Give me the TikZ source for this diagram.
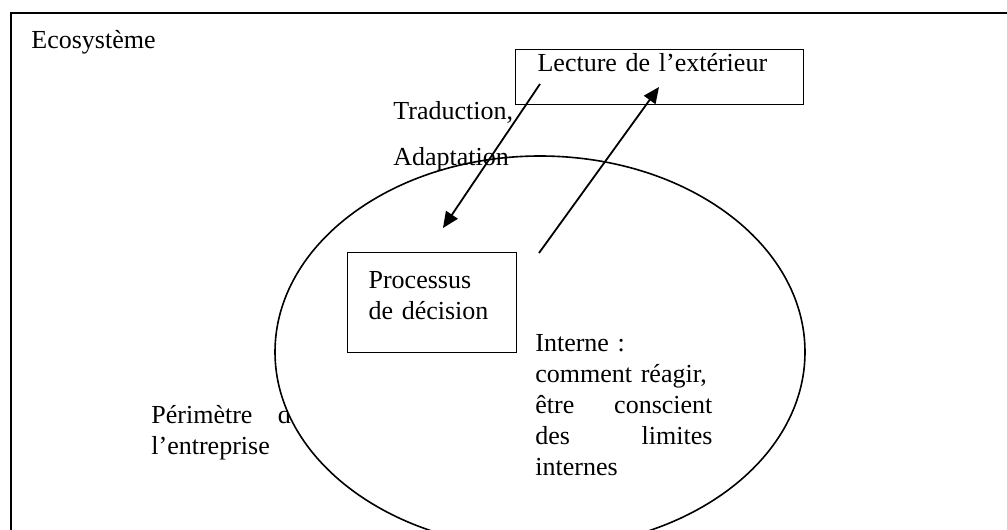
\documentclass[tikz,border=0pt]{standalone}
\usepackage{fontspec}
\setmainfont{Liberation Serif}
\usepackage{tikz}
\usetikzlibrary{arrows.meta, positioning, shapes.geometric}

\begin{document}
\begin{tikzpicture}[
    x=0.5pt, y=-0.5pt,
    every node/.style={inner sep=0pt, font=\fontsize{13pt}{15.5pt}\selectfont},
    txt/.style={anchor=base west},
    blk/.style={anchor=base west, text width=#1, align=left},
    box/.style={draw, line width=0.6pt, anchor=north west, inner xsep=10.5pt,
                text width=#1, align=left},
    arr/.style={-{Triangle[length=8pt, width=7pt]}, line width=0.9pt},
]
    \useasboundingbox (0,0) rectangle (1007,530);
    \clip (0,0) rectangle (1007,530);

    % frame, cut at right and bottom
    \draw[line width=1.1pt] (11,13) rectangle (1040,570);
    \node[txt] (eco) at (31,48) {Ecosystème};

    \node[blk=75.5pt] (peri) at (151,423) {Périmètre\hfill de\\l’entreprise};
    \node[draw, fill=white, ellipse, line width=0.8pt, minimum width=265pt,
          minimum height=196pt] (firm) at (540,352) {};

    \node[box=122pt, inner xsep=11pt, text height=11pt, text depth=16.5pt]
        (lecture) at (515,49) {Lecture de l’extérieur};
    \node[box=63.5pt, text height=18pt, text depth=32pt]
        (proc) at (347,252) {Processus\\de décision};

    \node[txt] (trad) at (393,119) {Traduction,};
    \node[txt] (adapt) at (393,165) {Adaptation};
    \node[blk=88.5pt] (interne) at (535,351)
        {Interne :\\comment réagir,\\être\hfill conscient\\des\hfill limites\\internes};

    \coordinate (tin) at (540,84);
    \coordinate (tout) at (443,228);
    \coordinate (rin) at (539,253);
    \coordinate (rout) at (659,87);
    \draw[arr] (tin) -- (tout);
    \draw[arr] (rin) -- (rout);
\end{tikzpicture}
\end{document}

--

• THE PROBLEM: Transcribe each line above verbatim, with the pictures left out.

• SOLUTION TO THIS PROBLEM:
Give me the TikZ source for this diagram.
\documentclass[tikz,border=0pt]{standalone}
\usepackage{fontspec}
\setmainfont{Liberation Serif}
\usepackage{tikz}
\usetikzlibrary{arrows.meta, positioning, shapes.geometric}

\begin{document}
\begin{tikzpicture}[
    x=0.5pt, y=-0.5pt,
    every node/.style={inner sep=0pt, font=\fontsize{13pt}{15.5pt}\selectfont},
    txt/.style={anchor=base west},
    blk/.style={anchor=base west, text width=#1, align=left},
    box/.style={draw, line width=0.6pt, anchor=north west, inner xsep=10.5pt,
                text width=#1, align=left},
    arr/.style={-{Triangle[length=8pt, width=7pt]}, line width=0.9pt},
]
    \useasboundingbox (0,0) rectangle (1007,530);
    \clip (0,0) rectangle (1007,530);

    % frame, cut at right and bottom
    \draw[line width=1.1pt] (11,13) rectangle (1040,570);
    \node[txt] (eco) at (31,48) {Ecosystème};

    \node[blk=75.5pt] (peri) at (151,423) {Périmètre\hfill de\\l’entreprise};
    \node[draw, fill=white, ellipse, line width=0.8pt, minimum width=265pt,
          minimum height=196pt] (firm) at (540,352) {};

    \node[box=122pt, inner xsep=11pt, text height=11pt, text depth=16.5pt]
        (lecture) at (515,49) {Lecture de l’extérieur};
    \node[box=63.5pt, text height=18pt, text depth=32pt]
        (proc) at (347,252) {Processus\\de décision};

    \node[txt] (trad) at (393,119) {Traduction,};
    \node[txt] (adapt) at (393,165) {Adaptation};
    \node[blk=88.5pt] (interne) at (535,351)
        {Interne :\\comment réagir,\\être\hfill conscient\\des\hfill limites\\internes};

    \coordinate (tin) at (540,84);
    \coordinate (tout) at (443,228);
    \coordinate (rin) at (539,253);
    \coordinate (rout) at (659,87);
    \draw[arr] (tin) -- (tout);
    \draw[arr] (rin) -- (rout);
\end{tikzpicture}
\end{document}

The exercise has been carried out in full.